Are your lesson plans more about teaching or learning? This post delves into the transformative power of cognitive science in shaping effective schemes of work, ensuring knowledge retention, and fostering curriculum consistency.
A scheme of work, a medium-term curriculum planning document, outlines what, when, and how to teach. However, not all schemes are equal. Some resemble extensive checklists or PowerPoint presentations, heavy on content but light on cognitive design. On the other hand, some serve as roadmaps, guiding the sequence of knowledge acquisition, skill development, and opportunities for knowledge retrieval.
Today’s effective schemes of work are grounded in learning science. They don’t just list topics; they clarify key concepts, break content into digestible chunks, predict potential misconceptions, and provide space for revision and retrieval.
The goal is not to micro-manage every classroom moment but to provide a structured framework for memory and mastery. When informed by cognitive science, schemes of work help teachers incorporate the principles of encoding, storing, and retrieving knowledge.
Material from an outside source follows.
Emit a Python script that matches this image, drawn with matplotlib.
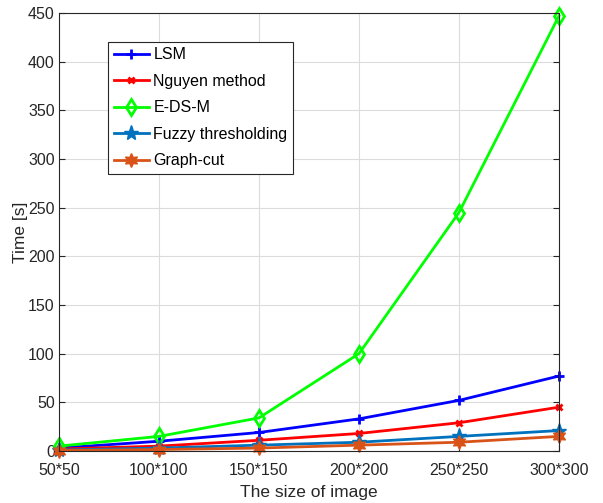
import matplotlib
matplotlib.use('Agg')
import matplotlib.pyplot as plt

plt.rcParams['font.family'] = ['Liberation Sans', 'DejaVu Sans']

sizes = ['50*50', '100*100', '150*150', '200*200', '250*250', '300*300']
lsm = [3, 10, 19, 33, 52, 77]
nguyen = [2, 5, 11, 18, 29, 45]
edsm = [5, 15, 34, 100, 245, 447]
fuzzy = [1, 3, 6, 9, 15, 21]
graphcut = [0.5, 1.5, 3, 6, 9, 15]

x = list(range(len(sizes)))

fig = plt.figure(figsize=(6.03, 5.03), dpi=100)
ax = fig.add_axes([0.0978, 0.1034, 0.8292, 0.8708])

ax.plot(x, lsm, color=(0, 0, 1), lw=2, marker='+', ms=7, mew=2, label='LSM', clip_on=False)
ax.plot(x, nguyen, color=(1, 0, 0), lw=2, marker='x', ms=5, mew=2, label='Nguyen method', clip_on=False)
ax.plot(x, edsm, color=(0, 1, 0), lw=2, marker='d', ms=8, mew=2, mfc='none', label='E-DS-M', clip_on=False)
ax.plot(x, fuzzy, color=(0, 0.447, 0.741), lw=2, marker='*', ms=11, label='Fuzzy thresholding', clip_on=False)
ax.plot(x, graphcut, color=(0.85, 0.325, 0.098), lw=2, marker=(6, 1, 0), ms=10, label='Graph-cut', clip_on=False)

ax.set_xlim(0, 5)
ax.set_ylim(0, 450)
ax.set_xticks(x)
ax.set_xticklabels(sizes)
ax.set_yticks(range(0, 451, 50))
ax.tick_params(direction='in', labelsize=11.5, colors='#262626', right=True, top=False, length=4)
ax.tick_params(axis='x', pad=9)
ax.tick_params(axis='y', pad=3)
for s in ax.spines.values():
    s.set_color('#262626')
ax.grid(True, color='#dcdcdc', lw=0.8)
ax.set_axisbelow(True)

ax.set_xlabel('The size of image', fontsize=12.5, color='#262626', labelpad=5)
ax.set_ylabel('Time [s]', fontsize=12.5, color='#262626', labelpad=0)

leg = ax.legend(loc='upper left', bbox_to_anchor=(0.098, 0.934), fontsize=11.5,
                fancybox=False, framealpha=1, edgecolor='#262626',
                handlelength=2.2, borderpad=0.35, labelspacing=0.72, handletextpad=0.3,
                borderaxespad=0)
leg.get_frame().set_linewidth(0.8)

fig.savefig('out.png', dpi=100)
These schemes are not static; they evolve through teaching, reflection, and adaptation.
During training sessions, I often use a visual metaphor to illustrate how experts teach beginners: it’s not just what’s taught, but how it’s demonstrated step by step.
I share an old planning document to demonstrate that the crucial thinking is often done upfront—not extensively, but purposefully. Not every detail needs to be documented, and schemes of work are built over time, not in a single afternoon meeting. Each academic year, the content is tweaked to accommodate evolving technologies, student needs, and insights from the classroom.
For instance, a lesson might aim to teach students about the difference between frame and shell structures through a competitive, hands-on activity using newspaper, tape, and tennis balls, with the goal of building the highest freestanding tower. Another version could be designing a bridge across a specific span, built to hold a small weight.
In a single lesson, students transition from understanding to applying structural principles—triangulation, base design, problem-solving, and evaluation—all tied to memory processes: encode, store, retrieve.
This lesson serves as an excellent model for how schemes of work can be both memorable and manageable. It incorporates built-in retrieval, feedback loops, and physical demonstration of abstract concepts, fostering knowledge retention while keeping students engaged and active in the learning process.
When constructing schemes of work, consider three memory-informed steps:
1. Anchor everything around: encode, store, retrieve.
2. Leverage principles from cognitive psychology such as retrieval practice, spaced learning, and interleaving to transform curriculum planning. These principles help reduce forgetting, combat overload, and deepen understanding.
3. Like a spider’s web, schemes of work need anchor points (core knowledge), structured strands (schema), and space for repair (misconceptions). Over time, they grow stronger and more detailed.
In conclusion, by integrating cognitive science principles into our schemes of work, we can move beyond merely managing our teaching and start fostering lasting learning experiences that put students at the center of the educational journey.